The only logical way I can think of doing it with tools, would be to sort the data by Master Name, Document Date, and Billed Amount;

Then run and if else as such:

 

IF
([billed amount] == [row+1:billed amount]
AND [document date] == [row+1:document date]
AND [cost code description] == [row+1:cost code description]
AND [master name] == [row+1:master name]
AND [Labour type] == [row+1:Labour Type]
AND [Qty] = [row+1:Qty])

THEN "YES"
ELSE "NO"
ENDIF

 

This will match all the billed amounts, BUT WAIT!!! There are bill backs also. IE They bill 5 hours then -5 hours after. So I added a case of:

 

OR

([billed amount] == ([row+1:billed amount] * -1)
AND [document date] == [row+1:document date]
AND [cost code description] == [row+1:cost code description]
AND [master name] == [row+1:master name]
AND [Labour type] == [row+1:Labour Type]
AND [Qty] = ([row+1:Qty] * -1))

 

 

Right now I feel a little far down the rabbit hole and wanted to take a step back to see if anyone would do this any differently.

SAMPLE TAKEN DOWN

4 REPLIES 4
BenMoss
ACE Emeritus
ACE Emeritus

Could you post some sample data with the complexities mentioned and then your desired result?

 

Ben

JordyMicheal
11 - Bolide

Uploaded a sample with modified data but same fields :)

BenMoss
ACE Emeritus
ACE Emeritus

Can you post what the desired result would be here too?

 

To me I think there is a relatively simple solution. Absolute any negative values (this can be done using a formula tool with the function abs([field]) and then simply perform a unique on the fields you have mentioned. Your U stream will then contain at least one of every record. The D stream will contain any subsequent duplicates.

 

Does that work for you?

 

Ben

JordyMicheal
11 - Bolide

Nail on the head Ben, even when I don't tell you what I want. 

 

I used a formula to abs the values, but then hit google.

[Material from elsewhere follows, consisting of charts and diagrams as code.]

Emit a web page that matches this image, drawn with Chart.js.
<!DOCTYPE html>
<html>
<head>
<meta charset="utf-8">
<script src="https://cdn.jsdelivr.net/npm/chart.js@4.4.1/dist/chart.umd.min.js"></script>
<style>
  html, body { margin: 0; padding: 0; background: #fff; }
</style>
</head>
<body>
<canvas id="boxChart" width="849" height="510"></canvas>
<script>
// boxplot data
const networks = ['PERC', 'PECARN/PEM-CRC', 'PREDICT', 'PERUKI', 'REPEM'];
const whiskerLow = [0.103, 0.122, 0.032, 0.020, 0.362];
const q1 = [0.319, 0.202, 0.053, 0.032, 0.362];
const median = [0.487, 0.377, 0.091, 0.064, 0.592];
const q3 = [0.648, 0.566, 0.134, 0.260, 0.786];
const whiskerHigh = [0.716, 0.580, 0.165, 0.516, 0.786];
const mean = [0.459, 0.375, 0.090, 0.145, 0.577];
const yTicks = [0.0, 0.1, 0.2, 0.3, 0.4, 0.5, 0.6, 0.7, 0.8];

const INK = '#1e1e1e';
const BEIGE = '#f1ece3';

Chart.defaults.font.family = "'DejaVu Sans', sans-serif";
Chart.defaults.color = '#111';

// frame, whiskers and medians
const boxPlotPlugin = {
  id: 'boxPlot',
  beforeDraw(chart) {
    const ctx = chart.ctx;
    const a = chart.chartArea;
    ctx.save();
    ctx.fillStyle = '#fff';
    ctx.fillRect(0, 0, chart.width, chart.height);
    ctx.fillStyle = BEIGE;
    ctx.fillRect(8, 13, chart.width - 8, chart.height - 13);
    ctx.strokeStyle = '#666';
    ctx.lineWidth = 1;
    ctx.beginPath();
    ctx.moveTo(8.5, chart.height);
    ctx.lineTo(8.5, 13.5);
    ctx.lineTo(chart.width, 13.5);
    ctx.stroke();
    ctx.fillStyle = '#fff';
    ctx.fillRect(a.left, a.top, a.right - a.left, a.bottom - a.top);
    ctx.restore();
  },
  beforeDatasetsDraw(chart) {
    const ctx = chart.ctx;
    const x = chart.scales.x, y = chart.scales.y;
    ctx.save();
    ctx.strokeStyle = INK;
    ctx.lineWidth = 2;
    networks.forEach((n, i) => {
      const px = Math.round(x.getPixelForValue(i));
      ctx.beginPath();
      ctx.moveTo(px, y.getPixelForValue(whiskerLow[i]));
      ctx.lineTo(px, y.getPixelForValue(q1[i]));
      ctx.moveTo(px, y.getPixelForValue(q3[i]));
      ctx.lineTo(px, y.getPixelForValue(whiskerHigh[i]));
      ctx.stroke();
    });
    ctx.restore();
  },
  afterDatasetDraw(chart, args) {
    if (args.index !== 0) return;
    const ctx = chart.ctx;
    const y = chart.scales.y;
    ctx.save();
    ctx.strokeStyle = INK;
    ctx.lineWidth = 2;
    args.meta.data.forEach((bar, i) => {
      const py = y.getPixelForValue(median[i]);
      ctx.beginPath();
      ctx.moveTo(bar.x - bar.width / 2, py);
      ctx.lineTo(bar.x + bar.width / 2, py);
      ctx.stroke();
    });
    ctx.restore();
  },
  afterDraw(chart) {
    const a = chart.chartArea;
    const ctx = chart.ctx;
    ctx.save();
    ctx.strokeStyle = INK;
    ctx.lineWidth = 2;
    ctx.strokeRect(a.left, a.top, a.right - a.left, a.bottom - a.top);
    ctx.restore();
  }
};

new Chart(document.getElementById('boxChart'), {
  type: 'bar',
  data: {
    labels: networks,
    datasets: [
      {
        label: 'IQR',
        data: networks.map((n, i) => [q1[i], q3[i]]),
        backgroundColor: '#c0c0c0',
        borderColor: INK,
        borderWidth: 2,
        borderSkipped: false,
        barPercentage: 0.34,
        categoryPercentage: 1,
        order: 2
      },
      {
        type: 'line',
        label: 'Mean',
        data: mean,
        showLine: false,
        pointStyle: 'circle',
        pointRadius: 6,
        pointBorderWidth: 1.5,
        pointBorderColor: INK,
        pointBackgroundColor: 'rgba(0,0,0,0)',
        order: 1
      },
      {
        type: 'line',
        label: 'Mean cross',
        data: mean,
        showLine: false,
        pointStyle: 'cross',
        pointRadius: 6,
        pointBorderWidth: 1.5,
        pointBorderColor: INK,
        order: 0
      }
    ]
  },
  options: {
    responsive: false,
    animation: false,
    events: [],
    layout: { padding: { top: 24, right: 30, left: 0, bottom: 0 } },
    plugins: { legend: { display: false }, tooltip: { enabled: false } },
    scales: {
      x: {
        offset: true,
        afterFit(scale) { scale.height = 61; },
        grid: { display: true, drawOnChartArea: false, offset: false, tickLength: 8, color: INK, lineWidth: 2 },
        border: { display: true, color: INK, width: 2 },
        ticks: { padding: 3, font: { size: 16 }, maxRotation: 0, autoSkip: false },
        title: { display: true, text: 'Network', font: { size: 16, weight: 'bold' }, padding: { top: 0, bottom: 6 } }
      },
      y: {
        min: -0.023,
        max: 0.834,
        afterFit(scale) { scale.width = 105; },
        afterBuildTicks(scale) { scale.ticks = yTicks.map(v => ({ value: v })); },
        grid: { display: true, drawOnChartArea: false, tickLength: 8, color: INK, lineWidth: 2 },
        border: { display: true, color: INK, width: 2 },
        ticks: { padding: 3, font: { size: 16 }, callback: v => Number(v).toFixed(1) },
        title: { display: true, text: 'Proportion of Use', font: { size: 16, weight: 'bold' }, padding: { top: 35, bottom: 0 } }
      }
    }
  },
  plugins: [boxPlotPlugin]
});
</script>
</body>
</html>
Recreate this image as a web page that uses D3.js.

I wanted to have all the duplicates in my list, not just the 2nd occurrence (if it appears twice, two records in my list)

Thankfully, some wonderful people out there (I'm going with the publisher being Adam Riley and the Chaos Reigns Within (CReW) macro pack?

http://www.chaosreignswithin.com/2014/08/only-unique-macro.html


Some great tools in there, such as the "Only Unique" tool that I used to generate that list.

Saved our auditors a great deal of time scanning invoices for duplicates with this logic.


THANKS BEN!

 

Labels